**TASK DETAILS:** Keep to the lines from the line containing "What matplotlib code" through the line containing "grad = np.linspace(0, 1, 256).reshape(-1, 1)": copy them exactly and leave every picture out.
+--
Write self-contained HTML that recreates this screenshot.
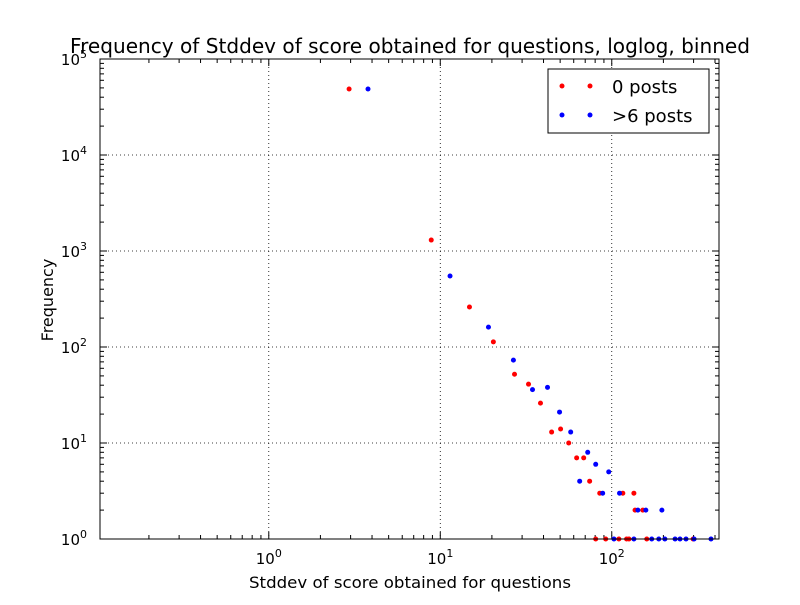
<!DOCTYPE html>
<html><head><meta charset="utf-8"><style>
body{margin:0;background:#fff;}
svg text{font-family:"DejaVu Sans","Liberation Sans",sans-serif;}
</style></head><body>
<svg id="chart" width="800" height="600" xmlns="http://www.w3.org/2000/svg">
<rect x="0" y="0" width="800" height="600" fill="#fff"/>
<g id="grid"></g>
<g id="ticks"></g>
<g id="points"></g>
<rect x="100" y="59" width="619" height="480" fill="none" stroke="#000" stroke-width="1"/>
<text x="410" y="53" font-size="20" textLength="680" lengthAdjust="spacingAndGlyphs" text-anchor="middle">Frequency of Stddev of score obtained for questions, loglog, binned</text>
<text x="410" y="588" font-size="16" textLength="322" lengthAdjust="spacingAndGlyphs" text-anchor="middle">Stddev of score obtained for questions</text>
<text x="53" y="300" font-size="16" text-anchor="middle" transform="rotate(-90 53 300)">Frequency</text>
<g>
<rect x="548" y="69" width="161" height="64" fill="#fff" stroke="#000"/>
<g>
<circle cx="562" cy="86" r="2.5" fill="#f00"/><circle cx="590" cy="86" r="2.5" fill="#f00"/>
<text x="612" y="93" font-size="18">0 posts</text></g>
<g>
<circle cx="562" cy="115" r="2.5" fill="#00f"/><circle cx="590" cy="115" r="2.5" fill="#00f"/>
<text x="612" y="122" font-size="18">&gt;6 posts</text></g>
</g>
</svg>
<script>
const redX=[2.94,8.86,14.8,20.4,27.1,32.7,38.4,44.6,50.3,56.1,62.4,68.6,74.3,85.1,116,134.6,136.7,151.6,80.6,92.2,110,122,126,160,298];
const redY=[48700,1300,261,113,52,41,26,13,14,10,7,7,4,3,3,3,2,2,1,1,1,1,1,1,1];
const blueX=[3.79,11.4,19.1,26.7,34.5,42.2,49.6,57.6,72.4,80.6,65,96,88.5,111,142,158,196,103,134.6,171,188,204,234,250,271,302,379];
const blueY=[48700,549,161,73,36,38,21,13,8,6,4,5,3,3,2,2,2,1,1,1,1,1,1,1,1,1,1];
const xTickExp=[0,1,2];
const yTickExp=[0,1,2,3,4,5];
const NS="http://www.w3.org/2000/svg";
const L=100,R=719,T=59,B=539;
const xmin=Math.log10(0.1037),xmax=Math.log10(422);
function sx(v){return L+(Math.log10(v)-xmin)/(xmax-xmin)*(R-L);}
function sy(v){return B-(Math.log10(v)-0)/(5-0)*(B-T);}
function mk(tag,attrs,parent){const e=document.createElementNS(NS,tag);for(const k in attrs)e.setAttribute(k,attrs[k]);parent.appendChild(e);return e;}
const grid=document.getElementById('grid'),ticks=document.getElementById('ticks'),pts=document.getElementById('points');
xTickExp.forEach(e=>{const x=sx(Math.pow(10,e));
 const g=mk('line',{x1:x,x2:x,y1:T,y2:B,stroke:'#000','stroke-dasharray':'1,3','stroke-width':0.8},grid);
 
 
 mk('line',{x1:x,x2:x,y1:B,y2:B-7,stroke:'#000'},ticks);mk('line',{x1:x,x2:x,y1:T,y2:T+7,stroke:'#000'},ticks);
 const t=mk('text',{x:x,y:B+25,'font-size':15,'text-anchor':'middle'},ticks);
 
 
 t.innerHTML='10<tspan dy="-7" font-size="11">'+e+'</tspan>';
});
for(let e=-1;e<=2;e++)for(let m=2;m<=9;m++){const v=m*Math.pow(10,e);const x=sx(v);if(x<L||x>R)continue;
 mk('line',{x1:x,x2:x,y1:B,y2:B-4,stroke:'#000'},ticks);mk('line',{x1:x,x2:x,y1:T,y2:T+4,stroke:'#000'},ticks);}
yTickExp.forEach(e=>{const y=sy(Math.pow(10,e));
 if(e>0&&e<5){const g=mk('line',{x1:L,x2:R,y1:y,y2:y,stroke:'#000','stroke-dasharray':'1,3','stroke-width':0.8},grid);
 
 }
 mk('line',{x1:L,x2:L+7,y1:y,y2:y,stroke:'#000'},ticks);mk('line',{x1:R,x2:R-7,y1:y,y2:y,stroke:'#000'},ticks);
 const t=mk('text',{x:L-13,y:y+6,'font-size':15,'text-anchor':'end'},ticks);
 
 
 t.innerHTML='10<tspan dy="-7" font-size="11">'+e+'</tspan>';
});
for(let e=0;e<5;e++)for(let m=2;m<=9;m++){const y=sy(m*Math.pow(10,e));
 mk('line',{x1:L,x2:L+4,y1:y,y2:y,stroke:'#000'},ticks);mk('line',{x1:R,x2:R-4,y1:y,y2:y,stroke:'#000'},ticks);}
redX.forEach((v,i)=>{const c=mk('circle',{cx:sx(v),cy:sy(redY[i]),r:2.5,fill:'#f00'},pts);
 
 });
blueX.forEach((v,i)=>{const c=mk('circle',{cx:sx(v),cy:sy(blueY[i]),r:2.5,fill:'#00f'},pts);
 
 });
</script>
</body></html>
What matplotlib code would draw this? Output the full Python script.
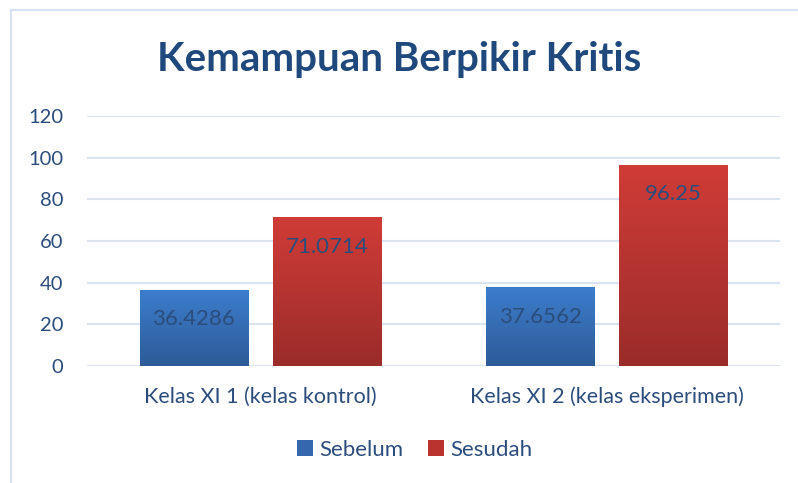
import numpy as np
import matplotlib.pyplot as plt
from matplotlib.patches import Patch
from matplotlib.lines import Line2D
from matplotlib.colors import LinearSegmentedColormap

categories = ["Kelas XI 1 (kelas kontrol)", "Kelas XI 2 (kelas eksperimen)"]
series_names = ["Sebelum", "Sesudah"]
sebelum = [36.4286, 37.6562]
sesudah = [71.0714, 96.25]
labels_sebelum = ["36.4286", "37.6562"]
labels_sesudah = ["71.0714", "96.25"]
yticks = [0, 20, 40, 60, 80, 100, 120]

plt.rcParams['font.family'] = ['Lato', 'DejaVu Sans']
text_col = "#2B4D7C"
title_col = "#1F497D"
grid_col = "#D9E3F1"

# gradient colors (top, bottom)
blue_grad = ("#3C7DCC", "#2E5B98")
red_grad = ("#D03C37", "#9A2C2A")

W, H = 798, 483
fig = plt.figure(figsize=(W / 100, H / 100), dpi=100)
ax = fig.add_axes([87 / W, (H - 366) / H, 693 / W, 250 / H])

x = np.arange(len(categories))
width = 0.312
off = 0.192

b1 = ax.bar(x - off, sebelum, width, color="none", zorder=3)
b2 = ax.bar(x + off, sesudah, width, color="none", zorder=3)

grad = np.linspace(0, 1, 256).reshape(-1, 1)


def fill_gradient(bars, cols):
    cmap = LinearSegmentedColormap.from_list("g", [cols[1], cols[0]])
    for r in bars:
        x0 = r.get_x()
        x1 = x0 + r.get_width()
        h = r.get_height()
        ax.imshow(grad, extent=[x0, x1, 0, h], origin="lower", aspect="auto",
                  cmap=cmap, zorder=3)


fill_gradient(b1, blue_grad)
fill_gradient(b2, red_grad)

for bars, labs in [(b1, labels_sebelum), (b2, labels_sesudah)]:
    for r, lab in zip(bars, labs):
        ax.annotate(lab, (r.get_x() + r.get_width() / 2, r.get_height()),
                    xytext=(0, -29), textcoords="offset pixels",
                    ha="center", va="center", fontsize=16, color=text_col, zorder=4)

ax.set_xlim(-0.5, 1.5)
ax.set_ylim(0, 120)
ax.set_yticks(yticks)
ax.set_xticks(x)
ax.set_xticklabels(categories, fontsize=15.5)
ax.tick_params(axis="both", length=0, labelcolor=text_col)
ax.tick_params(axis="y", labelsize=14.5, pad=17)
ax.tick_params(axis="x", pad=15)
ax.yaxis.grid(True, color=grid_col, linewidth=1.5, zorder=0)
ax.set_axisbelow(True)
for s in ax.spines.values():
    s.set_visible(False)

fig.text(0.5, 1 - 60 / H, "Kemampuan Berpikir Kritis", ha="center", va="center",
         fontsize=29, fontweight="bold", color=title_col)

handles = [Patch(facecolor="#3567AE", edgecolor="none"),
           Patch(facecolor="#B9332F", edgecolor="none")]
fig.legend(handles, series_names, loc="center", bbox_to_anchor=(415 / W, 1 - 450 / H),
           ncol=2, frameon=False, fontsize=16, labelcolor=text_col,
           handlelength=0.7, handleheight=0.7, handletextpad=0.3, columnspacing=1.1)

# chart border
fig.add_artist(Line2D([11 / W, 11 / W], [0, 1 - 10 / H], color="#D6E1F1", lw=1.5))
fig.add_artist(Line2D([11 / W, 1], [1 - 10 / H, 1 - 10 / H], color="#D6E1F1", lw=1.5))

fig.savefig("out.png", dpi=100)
+--
**ANSWER TO THIS EXERCISE:**
What matplotlib code would draw this? Output the full Python script.
import numpy as np
import matplotlib.pyplot as plt
from matplotlib.patches import Patch
from matplotlib.lines import Line2D
from matplotlib.colors import LinearSegmentedColormap

categories = ["Kelas XI 1 (kelas kontrol)", "Kelas XI 2 (kelas eksperimen)"]
series_names = ["Sebelum", "Sesudah"]
sebelum = [36.4286, 37.6562]
sesudah = [71.0714, 96.25]
labels_sebelum = ["36.4286", "37.6562"]
labels_sesudah = ["71.0714", "96.25"]
yticks = [0, 20, 40, 60, 80, 100, 120]

plt.rcParams['font.family'] = ['Lato', 'DejaVu Sans']
text_col = "#2B4D7C"
title_col = "#1F497D"
grid_col = "#D9E3F1"

# gradient colors (top, bottom)
blue_grad = ("#3C7DCC", "#2E5B98")
red_grad = ("#D03C37", "#9A2C2A")

W, H = 798, 483
fig = plt.figure(figsize=(W / 100, H / 100), dpi=100)
ax = fig.add_axes([87 / W, (H - 366) / H, 693 / W, 250 / H])

x = np.arange(len(categories))
width = 0.312
off = 0.192

b1 = ax.bar(x - off, sebelum, width, color="none", zorder=3)
b2 = ax.bar(x + off, sesudah, width, color="none", zorder=3)

grad = np.linspace(0, 1, 256).reshape(-1, 1)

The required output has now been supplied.